Already incarcerated in the Tower of London, Clarence innocently asks for a cup of wine, and one of the murderers responds: “You shall have wine enough, my lord, anon”.

 

Metheglin

Metheglin was a spiced mead, with its origins in Wales. Fermented from honey, with the addition of cloves and herbs, it was used as a tonic and largely confined to the wealthier members of society.

It’s only mentioned twice in Shakespeare, once in Love’s Labours Lost, and once in The Merry Wives of Windsor as being drunk by our dependable guide to drinking, Falstaff. He is accused of being “given to fornications and to taverns and sack and metheglins”.

Metheglin does not appear to be in commercial production any more, despite a resurgence in interest in mead, but marketeers may insist on a name change.
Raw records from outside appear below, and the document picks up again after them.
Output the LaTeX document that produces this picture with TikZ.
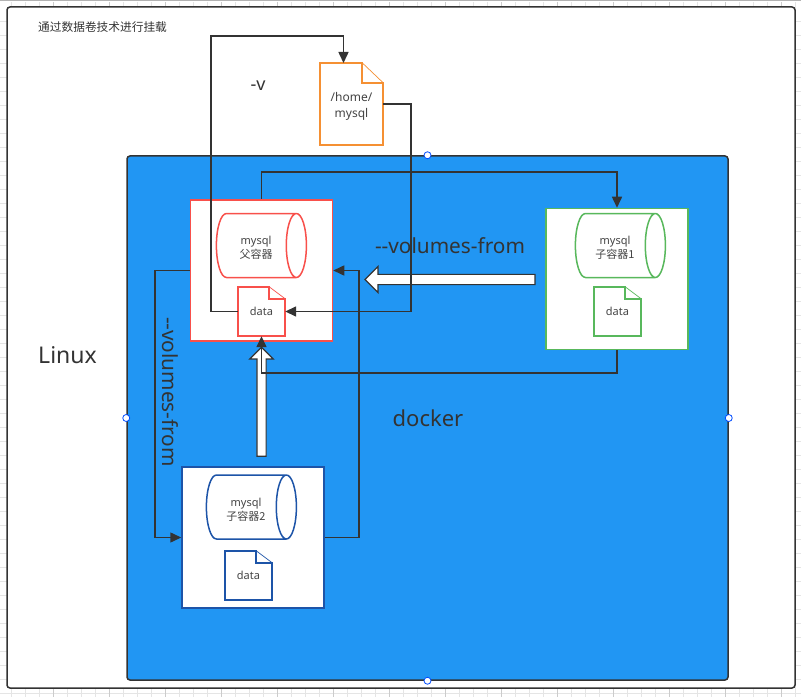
\documentclass[tikz,border=0pt]{standalone}
\usepackage{fontspec}
\setmainfont{Noto Sans}
\newfontfamily\cjk{Noto Sans CJK SC}
\usetikzlibrary{arrows.meta,shapes,shapes.geometric,shapes.arrows}
\definecolor{dockerblue}{HTML}{2196F3}
\definecolor{linedark}{HTML}{333333}
\definecolor{parentred}{HTML}{F8504B}
\definecolor{childgreen}{HTML}{58B85C}
\definecolor{childblue}{HTML}{1D54A8}
\definecolor{homeorange}{HTML}{F59033}
\definecolor{labelgray}{HTML}{444444}
% file shape: node name, colour, fold width, fold height
\newcommand{\filecorner}[4]{
	\draw[#2, line width=1.5pt, line join=miter] (#1.north west) -- ([xshift=-#3]#1.north east) -- ([xshift=-#3, yshift=-#4]#1.north east) -- ([yshift=-#4]#1.north east) -- (#1.south east) -- (#1.south west) -- cycle;
	\draw[#2, line width=0.7pt] ([xshift=-#3]#1.north east) -- ([yshift=-#4]#1.north east);
}
% two lines of a label, set a little low
\newcommand{\dbtext}[2]{\rule{0pt}{13pt}#1\\#2}
\begin{document}
\begin{tikzpicture}[
		x = 1pt,
		y = -1pt,
		> = {Triangle[length=11pt,width=10pt]}, % arrow head style
		link/.style = {draw = linedark, line width = 1.5pt},
		frame/.style = {draw = linedark, line width = 1.5pt, rounded corners = 3pt},
		container/.style = {draw = #1, line width = 1.5pt, fill = white, minimum width = 142pt, minimum height = 141pt, inner sep = 0pt},
		db/.style = {shape = cylinder, draw = #1, line width = 1.5pt, aspect = 0.72, minimum width = 64pt, minimum height = 90pt, inner sep = 0pt, align = center, font = \fontsize{11}{14}\selectfont, text = labelgray},
		datafile/.style = {minimum width = 47pt, minimum height = 49pt, inner sep = 0pt, font = \fontsize{11}{14}\selectfont, text = labelgray},
		bigarrow/.style = {shape = single arrow, draw = linedark, line width = 1.2pt, fill = white, single arrow tip angle = 90, inner sep = 4pt},
		handle/.style = {circle, draw = blue!70!cyan, fill = white, line width = 0.8pt, minimum size = 7pt, inner sep = 0pt},
		title/.style = {text = linedark, inner sep = 0pt}
	]
	
	\useasboundingbox (0,0) rectangle (801,698);
	
	% sheet grid
	\foreach \y in {0,...,48}
		\draw[black!10, line width = 0.5pt] (0,21+14*\y) -- (801,21+14*\y);
	\foreach \x in {0,...,56}
		\draw[black!10, line width = 0.5pt] (11.5+14*\x,2) -- (11.5+14*\x,697);
	\foreach \x in {0,...,13}
		\draw[black!20, line width = 0.5pt] (53.5+56*\x,2) -- (53.5+56*\x,697);
	\draw[black!30, line width = 1pt] (0,1) -- (801,1);
	
	\node[frame, minimum width = 788pt, minimum height = 681pt, fill = white] (linux) at (401,347.5) {};
	\node[frame, minimum width = 601pt, minimum height = 524pt, fill = dockerblue] (docker) at (427.5,418) {};
	
	\node[container = parentred] (parent) at (261.5,270.5) {};
	\node[container = childgreen] (child1) at (617,279) {};
	\node[container = childblue] (child2) at (253,537.5) {};
	
	\node[db = parentred] (dbp) at (256,245.5) {\dbtext{mysql}{\cjk 父容器}};
	\node[db = childgreen] (db1) at (615,245.5) {\dbtext{mysql}{\cjk 子容器1}};
	\node[db = childblue] (db2) at (246,507) {\dbtext{mysql}{\cjk 子容器2}};
	
	\node[datafile] (datap) at (261.5,311.5) {\raisebox{-1.5pt}{data}};
	\node[datafile] (data1) at (617.5,311.5) {\raisebox{-1.5pt}{data}};
	\node[datafile] (data2) at (248.5,575.5) {\raisebox{-1.5pt}{data}};
	\node[minimum width = 63pt, minimum height = 82pt, inner sep = 0pt, align = center, font = \fontsize{12}{16}\selectfont, text = labelgray] (home) at (351.5,104) {\dbtext{/home/}{mysql}};
	
	\filecorner{datap}{parentred}{16pt}{12pt}
	\filecorner{data1}{childgreen}{16pt}{12pt}
	\filecorner{data2}{childblue}{16pt}{12pt}
	\filecorner{home}{homeorange}{21pt}{20pt}
	
	\node[bigarrow, minimum width = 26pt, minimum height = 170pt, shape border rotate = 180] (arrow1) at (452.5,279.5) {};
	\node[bigarrow, minimum width = 21pt, minimum height = 109pt, shape border rotate = 90] (arrow2) at (261.5,404) {};
	
	\coordinate (hometop) at (343.5,63);
	\coordinate (vtop) at (211,36);
	\coordinate (phomeright) at (411,104);
	\coordinate (ptop) at (261.5,172);
	\coordinate (c1bottom) at (617,373);
	\coordinate (pleft) at (155,270.5);
	\coordinate (pright) at (359,537.5);
	
	\draw[link, ->] (datap.west) -| (vtop) -| (hometop);
	\draw[link, ->] (home.east) -| (phomeright) |- (datap.east);
	\draw[link, ->] (parent.north) |- (ptop) -| (child1.north);
	\draw[link, ->] (child1.south) |- (c1bottom) -| (datap.south);
	\draw[link, ->] (parent.west) -| (pleft) |- (child2.west);
	\draw[link, ->] (child2.east) -| (pright) |- (parent.east);
	
	\node[handle] (h1) at (docker.north) {};
	\node[handle] (h2) at (docker.west) {};
	\node[handle] (h3) at (docker.east) {};
	\node[handle] (h4) at (docker.south) {};
	
	\node[title, anchor = west, font = \fontsize{11.7}{14}\cjk] (note) at (38,27) {通过数据卷技术进行挂载};
	\node[title, font = \fontsize{18}{22}\selectfont] (vflag) at (258,86) {-v};
	\node[title, anchor = west, font = \fontsize{23}{28}\selectfont] (linuxlabel) at (38,355) {Linux};
	\node[title, font = \fontsize{22}{26}\selectfont] (dockerlabel) at (428,418) {docker};
	\node[title, font = \fontsize{20.8}{24}\selectfont] (from1) at (450,246) {-{}-volumes-from};
	\node[title, font = \fontsize{20.8}{24}\selectfont, rotate = -90] (from2) at (170,392) {-{}-volumes-from};
\end{tikzpicture}
\end{document}
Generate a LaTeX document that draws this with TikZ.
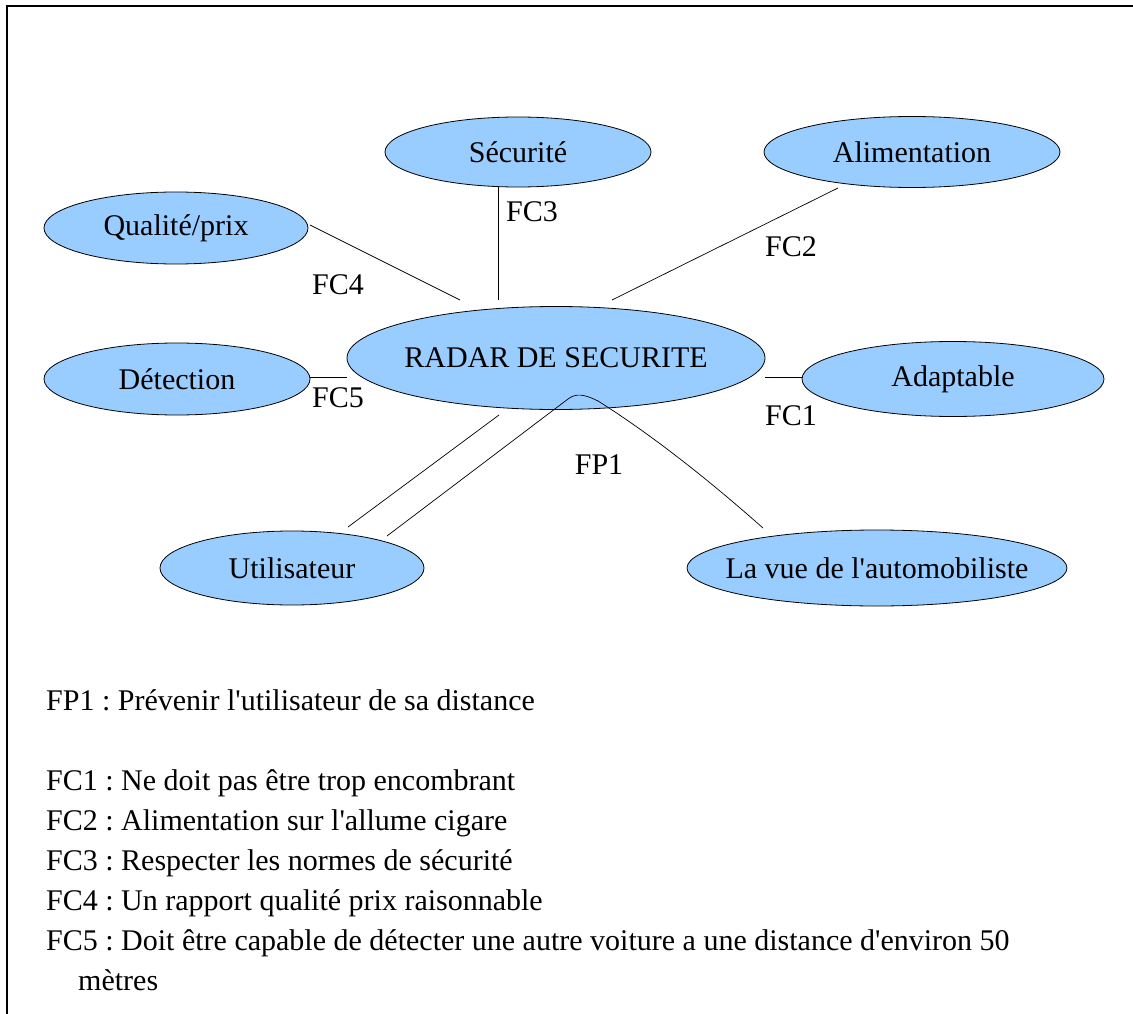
\documentclass[tikz,border=0pt]{standalone}
\usepackage{fontspec}
\setmainfont{Liberation Serif}
\usetikzlibrary{shapes.geometric}
\definecolor{bulle}{HTML}{99CCFF}
\frenchspacing

\begin{document}
\begin{tikzpicture}[x=1pt, y=-1pt, font=\fontsize{30}{36}\selectfont]
    \tikzset{fonction/.style={ellipse, draw=black, line width=0.8pt, fill=bulle, inner ysep=0pt, inner xsep=-25pt},
             lien/.style={draw=black, line width=0.7pt},
             texte/.style={anchor=base west, inner sep=0pt}}
    \useasboundingbox (0,0) rectangle (1133,1014);
    \draw[line width=1.3pt] (7,1014) -- (7,6) -- (1133,6);

    \node[fonction, minimum width=266pt, minimum height=70pt] (secu) at (518,152) {Sécurité};
    \node[fonction, minimum width=296pt, minimum height=71pt] (alim) at (912,152) {Alimentation};
    \node[fonction, minimum width=264pt, minimum height=72pt] (qual) at (176,228) {Qualité/prix};
    \node[fonction, minimum width=418pt, minimum height=103pt] (radar) at (556,358) {RADAR DE SECURITE};
    \node[fonction, minimum width=266pt, minimum height=72pt] (detect) at (177,379) {Détection};
    \node[fonction, minimum width=302pt, minimum height=75pt] (adapt) at (953,379) {Adaptable};
    \node[fonction, minimum width=264pt, minimum height=74pt] (util) at (292,568) {Utilisateur};
    \node[fonction, minimum width=380pt, minimum height=76pt] (vue) at (877,568) {La vue de l\textquotesingle automobiliste};

    % extremites des liaisons
    \coordinate (fc4a) at (310,225);
    \coordinate (fc4b) at (460,300);
    \coordinate (fc3a) at (498,187);
    \coordinate (fc3b) at (498,300);
    \coordinate (fc2a) at (838,188);
    \coordinate (fc2b) at (612,300);
    \coordinate (fc5a) at (310,377);
    \coordinate (fc5b) at (347,377);
    \coordinate (fc1a) at (765,377);
    \coordinate (fc1b) at (802,377);
    \coordinate (ua) at (348,527);
    \coordinate (ub) at (499,415);
    \coordinate (fpa) at (387,536);
    \coordinate (fpb) at (763,528);

    \draw[lien] (fc4a) -- (fc4b);
    \draw[lien] (fc3a) -- (fc3b);
    \draw[lien] (fc2a) -- (fc2b);
    \draw[lien] (fc5a) -- (fc5b);
    \draw[lien] (fc1a) -- (fc1b);
    \draw[lien] (ua) -- (ub);
    \draw[lien] (fpa) -- (568,399) .. controls (576,393) and (584,394) .. (598,401)
        .. controls (660,440) and (720,490) .. (fpb);

    \node (lfc3) at (532,212) {FC3};
    \node (lfc2) at (791,247) {FC2};
    \node (lfc4) at (338,285) {FC4};
    \node (lfc5) at (338,398) {FC5};
    \node (lfc1) at (791,416) {FC1};
    \node (lfp1) at (599,465) {FP1};

    \node[texte] (tfp1) at (46,710) {FP1 : Prévenir l\textquotesingle utilisateur de sa distance};
    \node[texte] (tfc1) at (46,790) {FC1 : Ne doit pas être trop encombrant};
    \node[texte] (tfc2) at (46,830) {FC2 : Alimentation sur l\textquotesingle allume cigare};
    \node[texte] (tfc3) at (46,870) {FC3 : Respecter les normes de sécurité};
    \node[texte] (tfc4) at (46,910) {FC4 : Un rapport qualité prix raisonnable};
    \node[texte] (tfc5) at (46,950) {FC5 : Doit être capable de détecter une autre voiture a une distance d\textquotesingle environ 50};
    \node[texte] (tfc5b) at (78,990) {mètres};
\end{tikzpicture}
\end{document}
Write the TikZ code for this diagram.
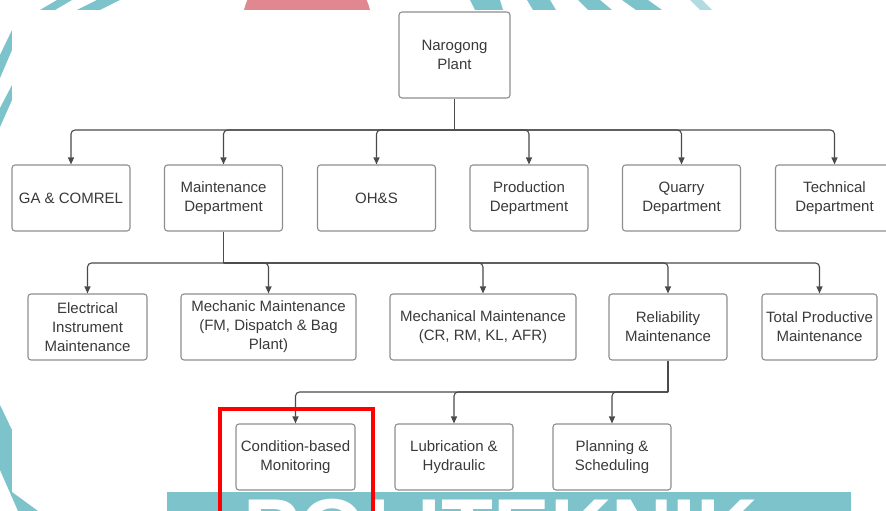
\documentclass[tikz,border=0pt]{standalone}
\usepackage{fontspec}
\setmainfont{Liberation Sans}
\usetikzlibrary{arrows.meta}

\definecolor{boxline}{HTML}{8E8E8E}
\definecolor{linkline}{HTML}{4A4A4A}
\definecolor{txt}{HTML}{3A3A3A}
\definecolor{wmteal}{HTML}{7DC3CB}
\definecolor{wmred}{HTML}{E1878F}

\begin{document}
\begin{tikzpicture}[
    x=1pt, y=-1pt,
    unit/.style={
        draw=boxline,
        line width=1.1pt,
        rounded corners=3pt,
        fill=white,
        align=center,
        text=txt,
        font=\fontsize{15}{19}\selectfont,
        inner sep=2pt,
        minimum width=118pt,
        minimum height=66pt
    },
    trunk/.style={draw=linkline, line width=1.1pt},
    link/.style={trunk, rounded corners=4pt, -{Triangle[length=7pt,width=6pt]}}
]

\useasboundingbox (0,0) rectangle (886,511);

% watermark behind the chart
\fill[wmred] (307,26) circle (65pt);
\fill[wmteal] (57,0) -- (72,0) -- (55,10) -- (40,10) -- cycle;
\fill[wmteal] (97,0) -- (120,0) -- (100,10) -- (77,10) -- cycle;
\fill[wmteal] (12,30) -- (12,50) -- (0,78) -- (0,55) -- cycle;
\fill[wmteal] (12,85) -- (12,100) -- (0,127) -- (0,108) -- cycle;
\fill[wmteal] (0,405) -- (12,430) -- (12,492) -- (38,511) -- (18,511) -- (0,470) -- cycle;
\fill[wmteal] (470,0) -- (500,0) -- (503,10) -- (475,10) -- cycle;
\fill[wmteal] (527,0) -- (550,0) -- (556,10) -- (533,10) -- cycle;
\fill[wmteal] (578,0) -- (600,0) -- (612,10) -- (588,10) -- cycle;
\fill[wmteal] (622,0) -- (648,0) -- (662,10) -- (636,10) -- cycle;
\fill[wmteal!60] (690,0) -- (702,0) -- (712,10) -- (700,10) -- cycle;
\fill[white] (12,10) rectangle (886,492);
\begin{scope}
    \clip (167,492) rectangle (851,511);
    \fill[wmteal] (167,492) rectangle (851,511);
    \node[text=white, font=\fontsize{85}{85}\selectfont\bfseries, anchor=base west, inner sep=0pt] (wmtext) at (243,558) {POLITEKNIK};
\end{scope}

\node[unit, minimum width=111pt, minimum height=86pt] (plant) at (454.5,55) {Narogong\\Plant};

\node[unit] (gacomrel) at (71,198) {GA \& COMREL};
\node[unit] (maintdept) at (223.5,198) {Maintenance\\Department};
\node[unit] (ohs) at (376.5,198) {OH\&S};
\node[unit] (proddept) at (529,198) {Production\\Department};
\node[unit] (quarrydept) at (681.5,198) {Quarry\\Department};
\node[unit] (techdept) at (834.5,198) {Technical\\Department};

\node[unit, minimum width=119pt] (elecinst) at (87.5,327) {Electrical\\Instrument\\Maintenance};
\node[unit, minimum width=175pt] (mechanic) at (268.5,327) {Mechanic Maintenance\\(FM, Dispatch \& Bag\\Plant)};
\node[unit, minimum width=186pt] (mechanical) at (483,327) {Mechanical Maintenance\\(CR, RM, KL, AFR)};
\node[unit] (reliability) at (668,327) {Reliability\\Maintenance};
\node[unit, minimum width=115pt] (tpm) at (819.5,327) {Total Productive\\Maintenance};

\node[unit, minimum width=119pt] (cbm) at (295.5,457) {Condition-based\\Monitoring};
\node[unit] (lubrication) at (454,457) {Lubrication \&\\Hydraulic};
\node[unit] (planning) at (612,457) {Planning \&\\Scheduling};

\coordinate (split1) at (454.5,130);
\coordinate (split2) at (223.5,263);
\coordinate (split3) at (668,392);

\draw[trunk] (plant) -- (split1);
\foreach \dept in {gacomrel,maintdept,ohs,proddept,quarrydept,techdept}
    \draw[link] (split1) -| (\dept);

\draw[trunk] (maintdept) -- (split2);
\foreach \sect in {elecinst,mechanic,mechanical,reliability,tpm}
    \draw[link] (split2) -| (\sect);

\draw[trunk] (reliability) -- (split3);
\foreach \team in {cbm,lubrication,planning}
    \draw[link] (split3) -| (\team);

\draw[red, line width=4pt] (220,409) rectangle (373,520);

\end{tikzpicture}
\end{document}
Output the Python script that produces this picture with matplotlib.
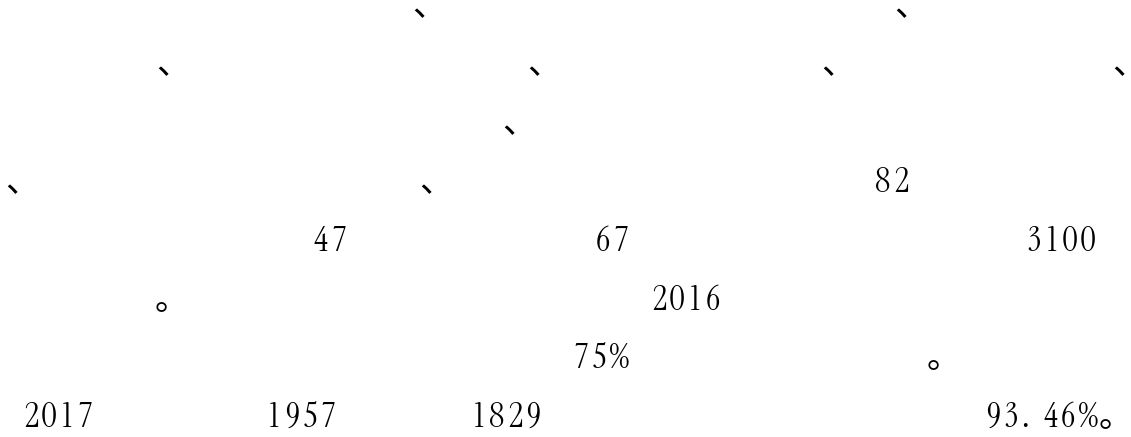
import matplotlib
matplotlib.use("Agg")
import matplotlib.pyplot as plt
from matplotlib import font_manager as fm
from matplotlib.font_manager import FontProperties
from matplotlib.textpath import TextPath

W, H = 1131, 437

# ---- content: visible text fragments (the CJK ideographs are blank in the reference) ----
tokens = ["、", "、",
          "、", "、", "、", "、",
          "、",
          "、", "、", "82",
          "47", "67", "3100",
          "。", "2016",
          "75%", "。",
          "2017", "1957", "1829", "93. 46%", "。"]
token_line = [0, 0,
              1, 1, 1, 1,
              2,
              3, 3, 3,
              4, 4, 4,
              5, 5,
              6, 6,
              7, 7, 7, 7, 7]
# left ink edge of each fragment, in pixels from the left
token_x = [412, 894,
           156, 527, 821, 1112,
           502,
           5, 419, 877,
           315, 597, 1028,
           155, 653,
           575, 927,
           25, 268, 473, 987, 1099]

first_baseline = 15.75
line_pitch = 58.75
digit_height_px = 26.0
# cell width (px) of each half-width glyph in the condensed, letter-spaced setting
cell = {".": 9.0, " ": 12.0, "%": 22.0}
digit_cell = 18.0
digit_ink = 12.0

names = {f.name for f in fm.fontManager.ttflist}
serif_family = next((n for n in ["Instrument Serif", "Liberation Serif", "DejaVu Serif"] if n in names), "DejaVu Serif")
serif_fp = FontProperties(family=serif_family)
cjk_family = "Noto Serif CJK SC" if "Noto Serif CJK SC" in names else "Noto Sans CJK SC"
cjk_fp = FontProperties(family=cjk_family)

ext = TextPath((0, 0), "0", prop=serif_fp, size=100).get_extents()
em_px = digit_height_px * 100.0 / ext.height
size_pt = em_px * 72.0 / 100.0
cjk_size_pt = 34.0 * 72.0 / 100.0

fig = plt.figure(figsize=(W / 100, H / 100), dpi=100)
fig.patch.set_facecolor("white")

for s, ln, x in zip(tokens, token_line, token_x):
    y = first_baseline + ln * line_pitch
    if s in ("、", "。"):
        fp = cjk_fp.copy()
        fp.set_size(cjk_size_pt)
        fig.text(x / W, 1 - y / H, s, fontproperties=fp, ha="left", va="baseline", color="black")
        continue
    fp = serif_fp.copy()
    fp.set_size(size_pt)
    left = x - (digit_cell - digit_ink) / 2.0
    for ch in s:
        w = cell.get(ch, digit_cell)
        if ch != " ":
            fig.text((left + w / 2.0) / W, 1 - y / H, ch, fontproperties=fp,
                     ha="center", va="baseline", color="black")
        left += w

fig.savefig("out.png", dpi=100, facecolor="white")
To the modern ear it sounds rather more chemical than natural.

Muscadel

Rich and sweet, from muscatel grapes, this is drunk by Petruchio in The Taming of the Shrew.

The terms Muscadel and muscadine were generally used for wines from Greece, most coming from Crete or Zante in the early years of the sixteenth century.

The name is now widely used in South Africa.

Posset

Nowadays, a Posset is a dessert of thickened cream, often flavoured with lemon, but in Elizabethan times it was a drink of hot milk, curdled with ale or wine, generally flavoured with spices and probably with the addition of sugar.

Not to modern tastes, perhaps, but Lady Macbeth used a poisoned version of a Posset to entice the grooms outside King Duncan’s quarters, so they sleep through Macbeth’s murder of the King:

“The doors are open, and the surfeited grooms do mock their charge with snores: I have drugged their possets”, says Lady Macbeth, urging her husband to make use of the opportunity this presents.

Rhenish

Falstaff would have regarded this as a “thin potation” – light, dry unfortified white wine, from around the Rhine in Germany.

In Hamlet, one of the grave-diggers reminds Hamlet that Yorick once “pour’d a flagon of Rhenish” over his head.

Rhenish sold for more than sack, but less than Muscadel in the 16th Century. Although it was popular, it never gained the popularity of French or Spanish wines at the time.